Technology May Help Curb Drowsy Driving
Drowsy driving has become such a danger in the United States that there is a week dedicated to its prevention. November 1-8, 2020 is Drowsy Driving Prevention Week. According to the National Sleep Foundation, half of all U.S. adult drivers admit to driving while drowsy. About 20% admit that they have fallen asleep behind the wheel at some point in the last year. 40% admit to having fallen asleep at the wheel at least once in their driving careers. According to the National Highway Traffic Safety Administration, about 100,000 police-reported crashes annually are caused by drowsy driving.
The New York Times reports that wearable technology may be able to tell drowsy drivers that it’s time to pull over.
Fatigue is something that comes with the job of driving an 18-wheeler. Rules regulate how long a driver can remain behind the wheel at a time by enforcing rest stops. Technology has become available to alert drowsy drivers, sometimes even before they realize that they are tired.

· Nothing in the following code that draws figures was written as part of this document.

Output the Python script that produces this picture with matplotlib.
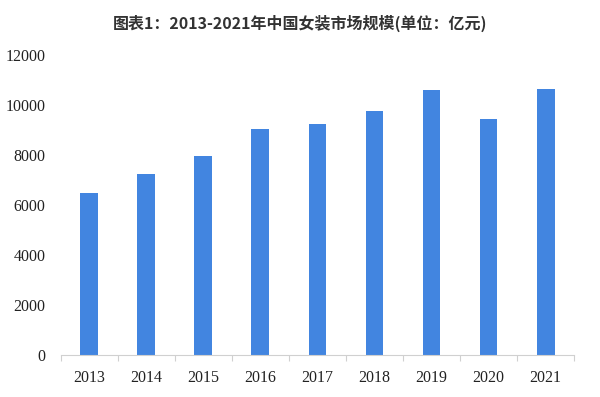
import matplotlib.pyplot as plt
import numpy as np

# 数据：2013-2021 年中国女装市场规模（亿元）
years = ["2013", "2014", "2015", "2016", "2017", "2018", "2019", "2020", "2021"]
market_size = [6470, 7250, 7980, 9050, 9250, 9760, 10600, 9440, 10640]
y_ticks = [0, 2000, 4000, 6000, 8000, 10000, 12000]

plt.rcParams['font.family'] = ['Liberation Serif', 'Noto Sans CJK SC', 'DejaVu Sans']

fig = plt.figure(figsize=(6.0, 3.97), dpi=100)
ax = fig.add_axes([0.101, 0.106, 0.856, 0.755])

x = np.arange(len(years))
ax.bar(x, market_size, width=0.31, color="#4285E0", zorder=2)

ax.set_xlim(-0.5, len(years) - 0.5)
ax.set_ylim(0, 12000)
ax.set_yticks(y_ticks)
ax.set_yticklabels([str(v) for v in y_ticks], fontsize=11.5, color="#222222")
ax.set_xticks(x)
ax.set_xticklabels(years, fontsize=11.5, color="#222222")

# x 轴分隔刻度放在类别之间
ax.set_xticks(np.arange(-0.5, len(years), 1.0), minor=True)
ax.tick_params(axis="x", which="major", length=0, pad=11)
ax.tick_params(axis="x", which="minor", length=4, color="#d0d0d0", width=0.8)
ax.tick_params(axis="y", length=0, pad=11)

for side in ["top", "right", "left"]:
    ax.spines[side].set_visible(False)
ax.spines["bottom"].set_color("#d0d0d0")
ax.spines["bottom"].set_linewidth(0.8)

fig.text(0.5, 0.942, "图表1：2013-2021年中国女装市场规模(单位：亿元)",
         ha="center", va="center", fontsize=11.5, fontweight="bold",
         family=["Noto Sans CJK SC", "DejaVu Sans"], color="#333333")

fig.savefig("out.png", dpi=100)
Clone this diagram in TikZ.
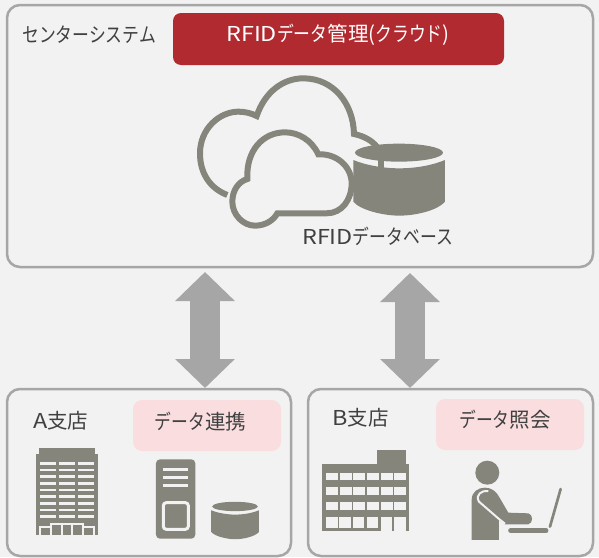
\documentclass[tikz,border=0pt]{standalone}
\usepackage{fontspec}
\setmainfont{Noto Sans CJK JP}
\newfontfamily\kanafont[FakeStretch=0.82]{Noto Sans CJK JP}
\newfontfamily\latinfont[FakeStretch=1.14]{Noto Sans CJK JP}
\newcommand{\kn}[1]{{\kanafont #1}}
\newcommand{\lt}[1]{{\latinfont #1}}
\usetikzlibrary{arrows.meta}
\definecolor{pagebg}{HTML}{F2F2F2}
\definecolor{panelline}{HTML}{A6A6A6}
\definecolor{icongray}{HTML}{85857B}
\definecolor{textgray}{HTML}{404040}
\definecolor{titlered}{HTML}{B02A30}
\definecolor{softpink}{HTML}{FADEDF}
\tikzset{
  panel/.style={draw=panelline,line width=2.5pt,fill=pagebg,rounded corners=13pt,inner sep=0pt},
  titlebar/.style={fill=titlered,rounded corners=8pt,minimum width=331pt,minimum height=52pt,inner sep=0pt},
  pinkbar/.style={fill=softpink,rounded corners=9pt,minimum width=148pt,minimum height=51pt,inner sep=0pt},
  caption/.style={text=textgray,inner sep=0pt,font=\fontsize{20.5}{22}\selectfont},
  bigarrow/.style={draw=panelline,line width=30pt,{Triangle[length=29pt,width=58pt]}-{Triangle[length=29pt,width=58pt]}},
  whiteline/.style={draw=pagebg,line width=3pt},
  dbicon/.pic={
    \fill[icongray] (0,-80) ellipse (132 and 27);
    \fill[icongray] (-137,-58) -- (-137,67) .. controls (-117,92) and (-47,109) .. (0,109) .. controls (53,109) and (118,92) .. (138,67) -- (138,-58) .. controls (103,-43) and (53,-33) .. (0,-33) .. controls (-47,-33) and (-102,-43) .. (-137,-58) -- cycle;
  }
}
\begin{document}
\begin{tikzpicture}[x=1pt,y=-1pt]
  \useasboundingbox[fill=pagebg] (0,0) rectangle (599,557);

  % panels
  \node[panel,minimum width=586pt,minimum height=262pt] (center) at (300,136) {};
  \node[panel,minimum width=284pt,minimum height=167pt] (branchA) at (149,472.5) {};
  \node[panel,minimum width=285pt,minimum height=167pt] (branchB) at (450.5,472.5) {};

  % arrows between the panels
  \coordinate (arrowAtop) at (205,272);
  \coordinate (arrowAbot) at (205,388);
  \coordinate (arrowBtop) at (410,273);
  \coordinate (arrowBbot) at (410,388);
  \draw[bigarrow] (arrowAtop) -- (arrowAbot);
  \draw[bigarrow] (arrowBtop) -- (arrowBbot);

  % titles
  \node[titlebar] (rfidbar) at (338.5,39) {};
  \node[pinkbar] (renkei) at (207,425.5) {};
  \node[pinkbar] (shokai) at (510,424.5) {};
  \node[caption,text=white] (rfidkanri) at (338,35) {\lt{RFID}\kn{データ}管理(\kn{クラウド})};
  \node[caption] (renkeitext) at (200.5,422) {\kn{データ}連携};
  \node[caption] (shokaitext) at (505,420) {\kn{データ}照会};
  \node[caption,anchor=west] (centerlabel) at (22,35) {\kn{センターシステム}};
  \node[caption,anchor=west] (rfiddb) at (302,236) {\lt{RFID}\kn{データベース}};
  \node[caption,anchor=west] (labelA) at (33,421) {\lt{A}支店};
  \node[caption,anchor=west] (labelB) at (332,418) {\lt{B}支店};

  % clouds and database
  \begin{scope}[shift={(170,60)},scale=0.3333]
    \draw[icongray,line width=6pt] (172,405) .. controls (120,385) and (90,340) .. (90,280) .. controls (90,205) and (150,155) .. (205,155) .. controls (225,155) and (245,160) .. (260,168) .. controls (285,95) and (340,55) .. (400,55) .. controls (490,55) and (550,130) .. (552,222) .. controls (580,228) and (605,240) .. (622,262);
    \draw[icongray,line width=6pt,fill=pagebg] (322,460) -- (470,460) .. controls (515,460) and (545,420) .. (545,370) .. controls (545,320) and (500,280) .. (445,283) .. controls (425,240) and (385,217) .. (345,217) .. controls (280,217) and (228,270) .. (232,357) .. controls (205,365) and (187,392) .. (187,425) .. controls (187,465) and (220,497) .. (255,497) .. controls (285,497) and (310,482) .. (322,460) -- cycle;
    \pic[transform shape] at (687,358) {dbicon};
    \fill[icongray] (624,300) rectangle (643,325);
  \end{scope}

  % building A
  \begin{scope}[shift={(0,385)},scale=0.3333]
    \fill[icongray] (118,190) rectangle (284,212);
    \fill[icongray] (109,208) rectangle (293,449);
    \foreach \rowy in {235,255,...,395}
      \foreach \colx/\colw in {120/48,176/50,234/48}
        \fill[pagebg] (\colx,\rowy-4) rectangle ++(\colw,8);
    \draw[whiteline,line width=2pt] (120,449) -- (120,426) -- (152,426) -- (152,418) -- (250,418) -- (250,426) -- (282,426) -- (282,449);
    \foreach \colx in {154,185,217,250}
      \draw[whiteline,line width=2pt] (\colx,420) -- (\colx,449);
    % server
    \fill[icongray,rounded corners=4pt] (468,223) rectangle (586,461);
    \foreach \rowy in {253,278,303}
      \draw[whiteline] (490,\rowy) -- (565,\rowy);
    \draw[whiteline,rounded corners=3pt] (490,353) rectangle (565,433);
    \pic[scale=0.52,transform shape] at (705,406) {dbicon};
  \end{scope}

  % building B and operator
  \begin{scope}[shift={(300,385)},scale=0.3333]
    \fill[icongray] (232,195) rectangle (318,240);
    \fill[icongray] (67,238) rectangle (328,437);
    \foreach \rowy in {264,307,352}
      \foreach \colx in {78,119,160,201,242,283}
        \fill[pagebg] (\colx,\rowy) rectangle ++(36,22);
    \foreach \colx in {78,118,158,200}
      \fill[pagebg] (\colx,397) rectangle ++(35,33);
    \fill[pagebg] (242,397) rectangle (276,437);
    \fill[pagebg] (283,397) rectangle (317,437);
    % operator
    \fill[icongray] (562,263) circle (36);
    \fill[icongray] (515,465) -- (515,345) .. controls (515,320) and (535,308) .. (555,308) .. controls (575,308) and (590,320) .. (600,340) -- (625,383) -- (685,385) .. controls (700,388) and (700,415) .. (685,418) -- (615,418) -- (597,405) -- (597,465) -- cycle;
    \draw[whiteline,line width=2pt] (565,318) .. controls (545,315) and (525,330) .. (537,350) -- (597,402) -- (615,416);
    \draw[icongray,line width=5pt,line cap=round] (632,437) -- (738,437);
    \draw[icongray,line width=2.7pt,line cap=round] (750,425) -- (782,312);
  \end{scope}
\end{tikzpicture}
\end{document}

New wearable technology, however, may make it easier for drivers to be notified when they’re tired. It is also more subtle. The technology can come in the form of a vest, cap, wristband, or even glasses.
One device, called the SmartCap, is a headband that fits into the caps that truckers wear. It measures electronic brain waves and translates them to measures of alertness or fatigue. It then sends its findings to both the driver and a central monitoring system.
However, the trucking industry is often slow to implement change. The industry has been focused on a new law that requires the installation of electronic logging devices. These devices will help to ensure that drivers do not drive longer than legally allowed and that they take the required breaks.